Port-forward the Prometheus UI to your local machine:
$ kubectl port-forward -n monitoring svc/prometheus-kube-prometheus-prometheus 9090:9090
Navigate to http://localhost:9090/targets. You should see targets named default/vespa-configserver and default/vespa-application in the UP state.
You can verify the data using PromQL queries in the Prometheus UI or Grafana Explore:
# Check availability of Config Servers
up{vespa_role="configserver"}
# Retrieve average maintenance duration
vespa_maintenance_duration_average
# List all metrics coming from Vespa
{job=~"default/vespa-.*"}
Targets show No active targets:
This indicates the PodMonitor selector does not match any Pods.
Verify the labels on your Vespa pods:
$ kubectl get pods -n $NAMESPACE --show-labels
Ensure the selector.matchLabels in your PodMonitor YAML matches the labels shown in the output above.

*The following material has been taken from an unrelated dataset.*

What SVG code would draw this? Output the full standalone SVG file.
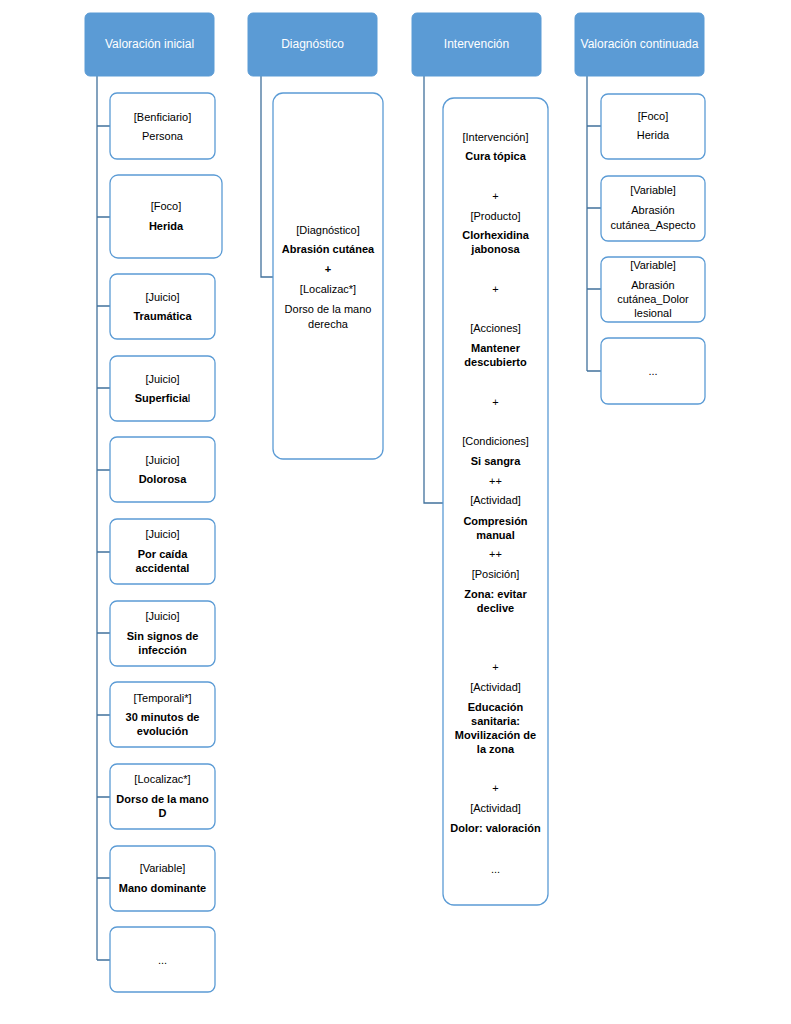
<svg xmlns="http://www.w3.org/2000/svg" width="791" height="1024" viewBox="0 0 791 1024">
<style>
.hdr{fill:#5B9BD5;stroke:#5B9BD5;stroke-width:1}
.box{fill:#FFFFFF;stroke:#5B9BD5;stroke-width:1.3}
.conn{fill:none;stroke:#41719C;stroke-width:1.3}
text{font-family:"Liberation Sans",Arial,sans-serif;font-size:11px;text-anchor:middle;fill:#000}
.ht{fill:#FFFFFF;font-size:12px}
.b{font-weight:bold}
</style>
<rect width="791" height="1024" fill="#FFFFFF"/>
<g id="connectors">
<path class="conn" d="M97,76 V960 M97,126 H110 M97,217 H110 M97,306 H110 M97,388 H110 M97,470 H110 M97,552 H110 M97,633 H110 M97,715 H110 M97,797 H110 M97,878 H110 M97,960 H110"/>
<path class="conn" d="M261,76 V277 H273"/>
<path class="conn" d="M424,76 V503 H443"/>
<path class="conn" d="M587,76 V371 M587,126 H601 M587,208 H601 M587,289 H601 M587,371 H601"/>
</g>
<g id="h1"><rect class="hdr" x="85" y="13" width="129" height="63" rx="5"/><text class="ht" x="149.5" y="48">Valoración inicial</text></g>
<g id="h2"><rect class="hdr" x="248" y="13" width="129" height="63" rx="5"/><text class="ht" x="312.5" y="48">Diagnóstico</text></g>
<g id="h3"><rect class="hdr" x="412" y="13" width="129" height="63" rx="5"/><text class="ht" x="476.5" y="48">Intervención</text></g>
<g id="h4"><rect class="hdr" x="575" y="13" width="129" height="63" rx="5"/><text class="ht" x="639.5" y="48">Valoración continuada</text></g>

<g id="v1"><rect class="box" x="110" y="93" width="105" height="66" rx="7"/><text x="162.5" y="121">[Benficiario]</text><text x="162.5" y="140">Persona</text></g>
<g id="v2"><rect class="box" x="110" y="175" width="112" height="83" rx="8"/><text x="166" y="210">[Foco]</text><text class="b" x="166" y="230">Herida</text></g>
<g id="v3"><rect class="box" x="110" y="274" width="105" height="65" rx="7"/><text x="162.5" y="301">[Juicio]</text><text class="b" x="162.5" y="320">Traumática</text></g>
<g id="v4"><rect class="box" x="110" y="356" width="105" height="65" rx="7"/><text x="162.5" y="383">[Juicio]</text><text x="162.5" y="402"><tspan class="b">Superficia</tspan>l</text></g>
<g id="v5"><rect class="box" x="110" y="437" width="105" height="65" rx="7"/><text x="162.5" y="464">[Juicio]</text><text class="b" x="162.5" y="483">Dolorosa</text></g>
<g id="v6"><rect class="box" x="110" y="519" width="105" height="65" rx="7"/><text x="162.5" y="538">[Juicio]</text><text class="b" x="162.5" y="558">Por caída</text><text class="b" x="162.5" y="572">accidental</text></g>
<g id="v7"><rect class="box" x="110" y="601" width="105" height="65" rx="7"/><text x="162.5" y="620">[Juicio]</text><text class="b" x="162.5" y="640">Sin signos de</text><text class="b" x="162.5" y="654">infección</text></g>
<g id="v8"><rect class="box" x="110" y="682" width="105" height="65" rx="7"/><text x="162.5" y="702">[Temporali*]</text><text class="b" x="162.5" y="721">30 minutos de</text><text class="b" x="162.5" y="735">evolución</text></g>
<g id="v9"><rect class="box" x="110" y="764" width="105" height="65" rx="7"/><text x="162.5" y="783">[Localizac*]</text><text class="b" x="162.5" y="803">Dorso de la mano</text><text class="b" x="162.5" y="817">D</text></g>
<g id="v10"><rect class="box" x="110" y="846" width="105" height="65" rx="7"/><text x="162.5" y="872">[Variable]</text><text class="b" x="162.5" y="892">Mano dominante</text></g>
<g id="v11"><rect class="box" x="110" y="927" width="105" height="65" rx="7"/><text x="162.5" y="964">...</text></g>

<g id="d1"><rect class="box" x="273" y="93" width="110" height="366" rx="10"/>
<text x="328" y="234">[Diagnóstico]</text>
<text class="b" x="328" y="253">Abrasión cutánea</text>
<text class="b" x="328" y="273">+</text>
<text x="328" y="293">[Localizac*]</text>
<text x="328" y="313">Dorso de la mano</text>
<text x="328" y="328">derecha</text></g>

<g id="i1"><rect class="box" x="443" y="98" width="105" height="807" rx="11"/>
<text x="495.5" y="141">[Intervención]</text>
<text class="b" x="495.5" y="160">Cura tópica</text>
<text x="495.5" y="200">+</text>
<text x="495.5" y="220">[Producto]</text>
<text class="b" x="495.5" y="239">Clorhexidina</text>
<text class="b" x="495.5" y="253">jabonosa</text>
<text x="495.5" y="293">+</text>
<text x="495.5" y="332">[Acciones]</text>
<text class="b" x="495.5" y="352">Mantener</text>
<text class="b" x="495.5" y="366">descubierto</text>
<text x="495.5" y="406">+</text>
<text x="495.5" y="445">[Condiciones]</text>
<text class="b" x="495.5" y="465">Si sangra</text>
<text x="495.5" y="485">++</text>
<text x="495.5" y="504">[Actividad]</text>
<text class="b" x="495.5" y="525">Compresión</text>
<text class="b" x="495.5" y="539">manual</text>
<text x="495.5" y="558">++</text>
<text x="495.5" y="578">[Posición]</text>
<text class="b" x="495.5" y="598">Zona: evitar</text>
<text class="b" x="495.5" y="612">declive</text>
<text x="495.5" y="671">+</text>
<text x="495.5" y="691">[Actividad]</text>
<text class="b" x="495.5" y="711">Educación</text>
<text class="b" x="495.5" y="725">sanitaria:</text>
<text class="b" x="495.5" y="739">Movilización de</text>
<text class="b" x="495.5" y="753">la zona</text>
<text x="495.5" y="792">+</text>
<text x="495.5" y="812">[Actividad]</text>
<text class="b" x="495.5" y="832">Dolor: valoración</text>
<text x="495.5" y="873">...</text></g>

<g id="c1"><rect class="box" x="601" y="94" width="104" height="65" rx="7"/><text x="653" y="120">[Foco]</text><text x="653" y="139">Herida</text></g>
<g id="c2"><rect class="box" x="601" y="176" width="104" height="65" rx="7"/><text x="653" y="194">[Variable]</text><text x="653" y="214">Abrasión</text><text x="653" y="229">cutánea_Aspecto</text></g>
<g id="c3"><rect class="box" x="601" y="257" width="104" height="65" rx="7"/><text x="653" y="269">[Variable]</text><text x="653" y="289">Abrasión</text><text x="653" y="303">cutánea_Dolor</text><text x="653" y="317">lesional</text></g>
<g id="c4"><rect class="box" x="601" y="338" width="104" height="66" rx="7"/><text x="653" y="375">...</text></g>
</svg>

Targets are in DOWN state:
This usually means Prometheus cannot reach the metric endpoint. Verify that the metrics are exposed on the expected port by running a curl command from within the cluster:
$ kubectl run curl-test -n $NAMESPACE --image=curlimages/curl -it --rm -- curl http://cfg-0.$NAMESPACE.svc.cluster.local:19071/configserver-metrics?format=prometheus
Network Policies:
If you use NetworkPolicy to restrict traffic, ensure you have a policy allowing ingress traffic
from the monitoring namespace to the $NAMESPACE namespace on ports 19071 and 19092.